WHAT THE EXERCISE ASKS:
Begin with the first line of the material and copy each line word for word through the line that contains "fig = plt.figure(figsize=(6.91, 4.05), dpi=100, facecolor=bg)"; the pictures are left out.

DATA SECTION:
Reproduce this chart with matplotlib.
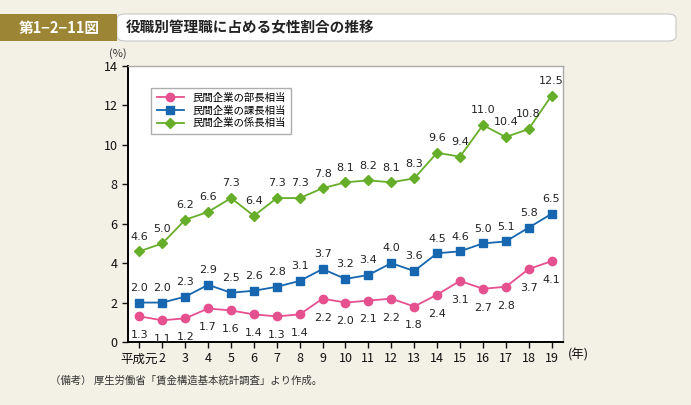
import matplotlib.pyplot as plt
from matplotlib.patches import FancyBboxPatch, Rectangle

plt.rcParams['font.family'] = ['Noto Sans CJK JP', 'DejaVu Sans']

years = list(range(1, 20))
year_labels = ['平成元', '2', '3', '4', '5', '6', '7', '8', '9', '10',
               '11', '12', '13', '14', '15', '16', '17', '18', '19']
bucho = [1.3, 1.1, 1.2, 1.7, 1.6, 1.4, 1.3, 1.4, 2.2, 2.0,
         2.1, 2.2, 1.8, 2.4, 3.1, 2.7, 2.8, 3.7, 4.1]
kacho = [2.0, 2.0, 2.3, 2.9, 2.5, 2.6, 2.8, 3.1, 3.7, 3.2,
         3.4, 4.0, 3.6, 4.5, 4.6, 5.0, 5.1, 5.8, 6.5]
kakaricho = [4.6, 5.0, 6.2, 6.6, 7.3, 6.4, 7.3, 7.3, 7.8, 8.1,
             8.2, 8.1, 8.3, 9.6, 9.4, 11.0, 10.4, 10.8, 12.5]
series_names = ['民間企業の部長相当', '民間企業の課長相当', '民間企業の係長相当']

bg = '#f3f0e5'
fig = plt.figure(figsize=(6.91, 4.05), dpi=100, facecolor=bg)

# header bar
fig.patches.append(FancyBboxPatch((117 / 691, 1 - 41 / 405), 559 / 691, 27 / 405,
                                  boxstyle='round,pad=0,rounding_size=0.012',
                                  transform=fig.transFigure, facecolor='white',
                                  edgecolor='#c8c8c8', linewidth=0.8))
fig.patches.append(Rectangle((0, 1 - 41 / 405), 117 / 691, 27 / 405,
                             transform=fig.transFigure, facecolor='#9c8534',
                             edgecolor='none'))
fig.text(59 / 691, 1 - 27.5 / 405, '第1−2−11図', color='white', fontsize=10.5,
         fontweight='bold', ha='center', va='center')
fig.text(126 / 691, 1 - 27.5 / 405, '役職別管理職に占める女性割合の推移', color='#222222',
         fontsize=10.5, fontweight='bold', ha='left', va='center')

ax = fig.add_axes([128 / 691, 63 / 405, 435 / 691, 276 / 405])
ax.set_facecolor('white')

ax.plot(years, bucho, color='#e5508f', marker='o', markersize=6, linewidth=1.3,
        label=series_names[0])
ax.plot(years, kacho, color='#1666b0', marker='s', markersize=6, linewidth=1.3,
        label=series_names[1])
ax.plot(years, kakaricho, color='#66ae2a', marker='D', markersize=5.5, linewidth=1.3,
        label=series_names[2])

for x, y in zip(years, bucho):
    ax.annotate(f'{y:.1f}', (x, y), xytext=(0, -10), textcoords='offset points',
                ha='center', va='top', fontsize=8, color='#222222', family='DejaVu Sans')
for x, y in zip(years, kacho):
    ax.annotate(f'{y:.1f}', (x, y), xytext=(0, 7), textcoords='offset points',
                ha='center', va='bottom', fontsize=8, color='#222222', family='DejaVu Sans')
for x, y in zip(years, kakaricho):
    ax.annotate(f'{y:.1f}', (x, y), xytext=(0, 7), textcoords='offset points',
                ha='center', va='bottom', fontsize=8, color='#222222', family='DejaVu Sans')

ax.set_xlim(0.5, 19.5)
ax.set_ylim(0, 14)
ax.set_yticks(range(0, 15, 2))
ax.set_xticks(years)
ax.set_xticklabels(year_labels)
ax.tick_params(axis='both', direction='out', length=4, width=1, labelsize=9,
               colors='#111111')
for side in ['top', 'right']:
    ax.spines[side].set_color('#aaaaaa')
    ax.spines[side].set_linewidth(1)
for side in ['left', 'bottom']:
    ax.spines[side].set_linewidth(1.4)

leg = ax.legend(loc='upper left', bbox_to_anchor=(0.042, 0.94), fontsize=7.5,
                frameon=True, fancybox=False, edgecolor='#999999',
                handlelength=2.6, borderpad=0.5, labelspacing=0.25)
leg.get_frame().set_linewidth(1)

fig.text(118 / 691, 1 - 54 / 405, '(%)', fontsize=8, ha='center', va='center',
         color='#333333')
fig.text(578 / 691, 1 - 355 / 405, '(年)', fontsize=9, ha='center', va='center',
         color='#111111')
fig.text(50 / 691, 1 - 380 / 405, '（備考） 厚生労働省「賃金構造基本統計調査」より作成。',
         fontsize=7.5, ha='left', va='center', color='#333333')

fig.savefig('out.png', dpi=100, facecolor=bg)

ANSWER TO THE EXERCISE:
Reproduce this chart with matplotlib.
import matplotlib.pyplot as plt
from matplotlib.patches import FancyBboxPatch, Rectangle

plt.rcParams['font.family'] = ['Noto Sans CJK JP', 'DejaVu Sans']

years = list(range(1, 20))
year_labels = ['平成元', '2', '3', '4', '5', '6', '7', '8', '9', '10',
               '11', '12', '13', '14', '15', '16', '17', '18', '19']
bucho = [1.3, 1.1, 1.2, 1.7, 1.6, 1.4, 1.3, 1.4, 2.2, 2.0,
         2.1, 2.2, 1.8, 2.4, 3.1, 2.7, 2.8, 3.7, 4.1]
kacho = [2.0, 2.0, 2.3, 2.9, 2.5, 2.6, 2.8, 3.1, 3.7, 3.2,
         3.4, 4.0, 3.6, 4.5, 4.6, 5.0, 5.1, 5.8, 6.5]
kakaricho = [4.6, 5.0, 6.2, 6.6, 7.3, 6.4, 7.3, 7.3, 7.8, 8.1,
             8.2, 8.1, 8.3, 9.6, 9.4, 11.0, 10.4, 10.8, 12.5]
series_names = ['民間企業の部長相当', '民間企業の課長相当', '民間企業の係長相当']

bg = '#f3f0e5'
fig = plt.figure(figsize=(6.91, 4.05), dpi=100, facecolor=bg)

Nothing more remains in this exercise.